» Data provided:
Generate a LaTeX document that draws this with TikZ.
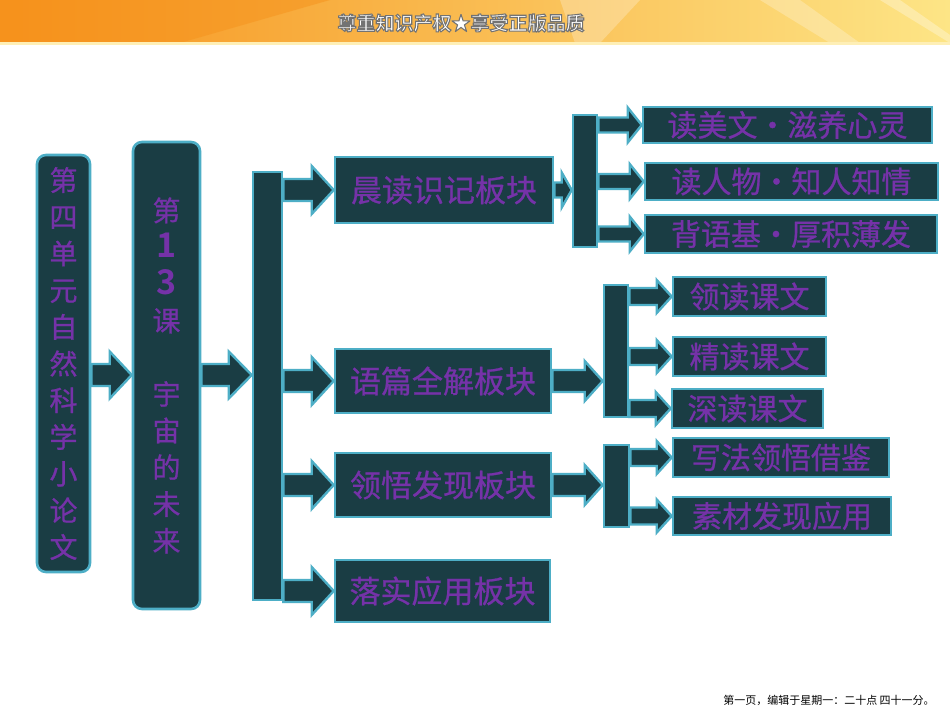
\documentclass[tikz,border=0pt]{standalone}
\usepackage{fontspec}
\newfontfamily\cjk{Noto Sans CJK SC}[BoldFont={Noto Sans CJK SC Bold}]
\newfontfamily\cjkm{Noto Sans CJK SC}[FakeBold=0.8]
\usetikzlibrary{calc}
\definecolor{boxfill}{HTML}{1A3D44}
\definecolor{boxline}{HTML}{4DAEC6}
\definecolor{txtc}{HTML}{7532A8}
\definecolor{bannerA}{HTML}{F6921C}
\definecolor{bannerB}{HTML}{FBC93A}
\definecolor{bannerC}{HTML}{FDE586}
\newcommand{\blockarr}[5]{%
  \draw[arr] let \p1=(#1), \p2=(#2) in
    (\x1,{\y1+#3}) -- ({\x2-#5},{\y1+#3}) -- ({\x2-#5},{\y1+#4}) -- (\x2,\y1)
    -- ({\x2-#5},{\y1-#4}) -- ({\x2-#5},{\y1-#3}) -- (\x1,{\y1-#3}) -- cycle;}
\tikzset{
  box/.style={draw=boxline, fill=boxfill, line width=2.6pt, inner sep=0pt, text=txtc},
  rbox/.style={box, rounded corners=9pt},
  mainbox/.style={box, minimum width=216pt, font=\cjkm\fontsize{31}{31}\selectfont},
  subbox/.style={box, font=\cjkm\fontsize{30}{30}\selectfont},
  barbox/.style={box},
  arr/.style={draw=boxline, fill=boxfill, line width=2.4pt, line join=miter},
}
\begin{document}
\begin{tikzpicture}[x=1pt,y=-1pt]
\useasboundingbox (0,0) rectangle (950,713);
\fill[white] (0,0) rectangle (950,713);
% banner
\shade[left color=bannerA, middle color=bannerB, right color=bannerC] (0,0) rectangle (950,43);
\fill[bannerA, opacity=0.5] (0,0) -- (330,0) -- (180,43) -- (0,43) -- cycle;
\fill[white, opacity=0.25] (560,0) -- (640,0) -- (600,43) -- (575,43) -- cycle;
\fill[white, opacity=0.25] (760,0) -- (800,0) -- (860,43) -- (830,43) -- cycle;
\fill[white, opacity=0.3] (880,0) -- (900,0) -- (950,35) -- (950,43) -- cycle;
\fill[bannerC!60!white] (0,42) rectangle (950,45);
\node[font=\cjk\bfseries\fontsize{19}{19}\selectfont, text=white] (banner) at (461,23)
  {\special{pdf:code q 0.45 0.45 0.45 RG 1.1 w 2 Tr}尊重知识产权★享受正版品质\special{pdf:code Q}};
% first column boxes
\node[rbox, minimum width=53pt, minimum height=417pt, align=center,
      font=\cjkm\fontsize{28}{36.7}\selectfont] (b1) at (63.5,363.5)
  {第\\四\\单\\元\\自\\然\\科\\学\\小\\论\\文};
\node[rbox, minimum width=67pt, minimum height=467pt, align=center,
      font=\cjkm\fontsize{28}{36.7}\selectfont] (b2) at (166.5,375.5)
  {第\\{\cjk\bfseries\fontsize{34}{36.7}\selectfont 1}\\{\cjk\bfseries\fontsize{34}{36.7}\selectfont 3}\\课\\[36.7pt]宇\\宙\\的\\未\\来};
\node[barbox, minimum width=29pt, minimum height=428pt] (bar1) at (267.5,386) {};
% main boxes
\node[mainbox, minimum width=218pt, minimum height=66pt] (chen) at (444,190) {晨读识记板块};
\node[mainbox, minimum height=64pt] (yu) at (443,381) {语篇全解板块};
\node[mainbox, minimum height=64pt] (ling) at (443,485) {领悟发现板块};
\node[mainbox, minimum width=215pt, minimum height=62pt] (luo) at (442.5,591) {落实应用板块};
% bars
\node[barbox, minimum width=24pt, minimum height=132pt] (bar2) at (585,181) {};
\node[barbox, minimum width=24pt, minimum height=132pt] (bar3) at (616,351) {};
\node[barbox, minimum width=25pt, minimum height=82pt] (bar4) at (616.5,486) {};
% sub boxes
\node[subbox, minimum width=289pt, minimum height=36pt] (s1) at (787.5,125) {读美文・滋养心灵};
\node[subbox, minimum width=293pt, minimum height=37pt] (s2) at (791.5,181.5) {读人物・知人知情};
\node[subbox, minimum width=292pt, minimum height=38pt] (s3) at (791,234) {背语基・厚积薄发};
\node[subbox, minimum width=153pt, minimum height=39pt] (t1) at (749.5,296.5) {领读课文};
\node[subbox, minimum width=153pt, minimum height=39pt] (t2) at (749.5,356.5) {精读课文};
\node[subbox, minimum width=151pt, minimum height=39pt] (t3) at (747.5,408.5) {深读课文};
\node[subbox, minimum width=216pt, minimum height=39pt] (u1) at (781,457.5) {写法领悟借鉴};
\node[subbox, minimum width=218pt, minimum height=38pt] (u2) at (782,516) {素材发现应用};
% arrows
\coordinate (m1) at (0,375);
\blockarr{b1.east |- m1}{b2.west |- m1}{11pt}{23.5pt}{22pt}
\blockarr{b2.east |- m1}{bar1.west |- m1}{11pt}{23.5pt}{23pt}
\blockarr{bar1.east |- chen}{chen.west}{11pt}{24pt}{22pt}
\blockarr{bar1.east |- yu}{yu.west}{11pt}{24pt}{22pt}
\blockarr{bar1.east |- ling}{ling.west}{11pt}{24pt}{22pt}
\blockarr{bar1.east |- luo}{luo.west}{11pt}{24pt}{22pt}
\blockarr{chen.east}{bar2.west |- chen}{7.5pt}{17.5pt}{10pt}
\blockarr{bar2.east |- s1}{s1.west}{7.5pt}{17.5pt}{14pt}
\blockarr{bar2.east |- s2}{s2.west}{7.5pt}{17.5pt}{14pt}
\blockarr{bar2.east |- s3}{s3.west}{7.5pt}{17.5pt}{14pt}
\blockarr{yu.east}{bar3.west |- yu}{11pt}{20pt}{18pt}
\blockarr{bar3.east |- t1}{t1.west}{8.5pt}{16.5pt}{15pt}
\blockarr{bar3.east |- t2}{t2.west}{8.5pt}{16.5pt}{15pt}
\blockarr{bar3.east |- t3}{t3.west}{8.5pt}{16.5pt}{15pt}
\blockarr{ling.east}{bar4.west |- ling}{11pt}{20pt}{18pt}
\blockarr{bar4.east |- u1}{u1.west}{8.5pt}{16.5pt}{15pt}
\blockarr{bar4.east |- u2}{u2.west}{8.5pt}{16.5pt}{15pt}
% footer
\node[font=\cjk\fontsize{11}{11}\selectfont, text=black] (foot) at (829,700) {第一页，编辑于星期一：二十点 四十一分。};
\end{tikzpicture}
\end{document}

» Set problem: Write out again every line above exactly as given; the pictures do not belong in the copy.

» Result:
Generate a LaTeX document that draws this with TikZ.
\documentclass[tikz,border=0pt]{standalone}
\usepackage{fontspec}
\newfontfamily\cjk{Noto Sans CJK SC}[BoldFont={Noto Sans CJK SC Bold}]
\newfontfamily\cjkm{Noto Sans CJK SC}[FakeBold=0.8]
\usetikzlibrary{calc}
\definecolor{boxfill}{HTML}{1A3D44}
\definecolor{boxline}{HTML}{4DAEC6}
\definecolor{txtc}{HTML}{7532A8}
\definecolor{bannerA}{HTML}{F6921C}
\definecolor{bannerB}{HTML}{FBC93A}
\definecolor{bannerC}{HTML}{FDE586}
\newcommand{\blockarr}[5]{%
  \draw[arr] let \p1=(#1), \p2=(#2) in
    (\x1,{\y1+#3}) -- ({\x2-#5},{\y1+#3}) -- ({\x2-#5},{\y1+#4}) -- (\x2,\y1)
    -- ({\x2-#5},{\y1-#4}) -- ({\x2-#5},{\y1-#3}) -- (\x1,{\y1-#3}) -- cycle;}
\tikzset{
  box/.style={draw=boxline, fill=boxfill, line width=2.6pt, inner sep=0pt, text=txtc},
  rbox/.style={box, rounded corners=9pt},
  mainbox/.style={box, minimum width=216pt, font=\cjkm\fontsize{31}{31}\selectfont},
  subbox/.style={box, font=\cjkm\fontsize{30}{30}\selectfont},
  barbox/.style={box},
  arr/.style={draw=boxline, fill=boxfill, line width=2.4pt, line join=miter},
}
\begin{document}
\begin{tikzpicture}[x=1pt,y=-1pt]
\useasboundingbox (0,0) rectangle (950,713);
\fill[white] (0,0) rectangle (950,713);
% banner
\shade[left color=bannerA, middle color=bannerB, right color=bannerC] (0,0) rectangle (950,43);
\fill[bannerA, opacity=0.5] (0,0) -- (330,0) -- (180,43) -- (0,43) -- cycle;
\fill[white, opacity=0.25] (560,0) -- (640,0) -- (600,43) -- (575,43) -- cycle;
\fill[white, opacity=0.25] (760,0) -- (800,0) -- (860,43) -- (830,43) -- cycle;
\fill[white, opacity=0.3] (880,0) -- (900,0) -- (950,35) -- (950,43) -- cycle;
\fill[bannerC!60!white] (0,42) rectangle (950,45);
\node[font=\cjk\bfseries\fontsize{19}{19}\selectfont, text=white] (banner) at (461,23)
  {\special{pdf:code q 0.45 0.45 0.45 RG 1.1 w 2 Tr}尊重知识产权★享受正版品质\special{pdf:code Q}};
% first column boxes
\node[rbox, minimum width=53pt, minimum height=417pt, align=center,
      font=\cjkm\fontsize{28}{36.7}\selectfont] (b1) at (63.5,363.5)
  {第\\四\\单\\元\\自\\然\\科\\学\\小\\论\\文};
\node[rbox, minimum width=67pt, minimum height=467pt, align=center,
      font=\cjkm\fontsize{28}{36.7}\selectfont] (b2) at (166.5,375.5)
  {第\\{\cjk\bfseries\fontsize{34}{36.7}\selectfont 1}\\{\cjk\bfseries\fontsize{34}{36.7}\selectfont 3}\\课\\[36.7pt]宇\\宙\\的\\未\\来};
\node[barbox, minimum width=29pt, minimum height=428pt] (bar1) at (267.5,386) {};
% main boxes
\node[mainbox, minimum width=218pt, minimum height=66pt] (chen) at (444,190) {晨读识记板块};
\node[mainbox, minimum height=64pt] (yu) at (443,381) {语篇全解板块};
\node[mainbox, minimum height=64pt] (ling) at (443,485) {领悟发现板块};
\node[mainbox, minimum width=215pt, minimum height=62pt] (luo) at (442.5,591) {落实应用板块};
% bars
\node[barbox, minimum width=24pt, minimum height=132pt] (bar2) at (585,181) {};
\node[barbox, minimum width=24pt, minimum height=132pt] (bar3) at (616,351) {};
\node[barbox, minimum width=25pt, minimum height=82pt] (bar4) at (616.5,486) {};
% sub boxes
\node[subbox, minimum width=289pt, minimum height=36pt] (s1) at (787.5,125) {读美文・滋养心灵};
\node[subbox, minimum width=293pt, minimum height=37pt] (s2) at (791.5,181.5) {读人物・知人知情};
\node[subbox, minimum width=292pt, minimum height=38pt] (s3) at (791,234) {背语基・厚积薄发};
\node[subbox, minimum width=153pt, minimum height=39pt] (t1) at (749.5,296.5) {领读课文};
\node[subbox, minimum width=153pt, minimum height=39pt] (t2) at (749.5,356.5) {精读课文};
\node[subbox, minimum width=151pt, minimum height=39pt] (t3) at (747.5,408.5) {深读课文};
\node[subbox, minimum width=216pt, minimum height=39pt] (u1) at (781,457.5) {写法领悟借鉴};
\node[subbox, minimum width=218pt, minimum height=38pt] (u2) at (782,516) {素材发现应用};
% arrows
\coordinate (m1) at (0,375);
\blockarr{b1.east |- m1}{b2.west |- m1}{11pt}{23.5pt}{22pt}
\blockarr{b2.east |- m1}{bar1.west |- m1}{11pt}{23.5pt}{23pt}
\blockarr{bar1.east |- chen}{chen.west}{11pt}{24pt}{22pt}
\blockarr{bar1.east |- yu}{yu.west}{11pt}{24pt}{22pt}
\blockarr{bar1.east |- ling}{ling.west}{11pt}{24pt}{22pt}
\blockarr{bar1.east |- luo}{luo.west}{11pt}{24pt}{22pt}
\blockarr{chen.east}{bar2.west |- chen}{7.5pt}{17.5pt}{10pt}
\blockarr{bar2.east |- s1}{s1.west}{7.5pt}{17.5pt}{14pt}
\blockarr{bar2.east |- s2}{s2.west}{7.5pt}{17.5pt}{14pt}
\blockarr{bar2.east |- s3}{s3.west}{7.5pt}{17.5pt}{14pt}
\blockarr{yu.east}{bar3.west |- yu}{11pt}{20pt}{18pt}
\blockarr{bar3.east |- t1}{t1.west}{8.5pt}{16.5pt}{15pt}
\blockarr{bar3.east |- t2}{t2.west}{8.5pt}{16.5pt}{15pt}
\blockarr{bar3.east |- t3}{t3.west}{8.5pt}{16.5pt}{15pt}
\blockarr{ling.east}{bar4.west |- ling}{11pt}{20pt}{18pt}
\blockarr{bar4.east |- u1}{u1.west}{8.5pt}{16.5pt}{15pt}
\blockarr{bar4.east |- u2}{u2.west}{8.5pt}{16.5pt}{15pt}
% footer
\node[font=\cjk\fontsize{11}{11}\selectfont, text=black] (foot) at (829,700) {第一页，编辑于星期一：二十点 四十一分。};
\end{tikzpicture}
\end{document}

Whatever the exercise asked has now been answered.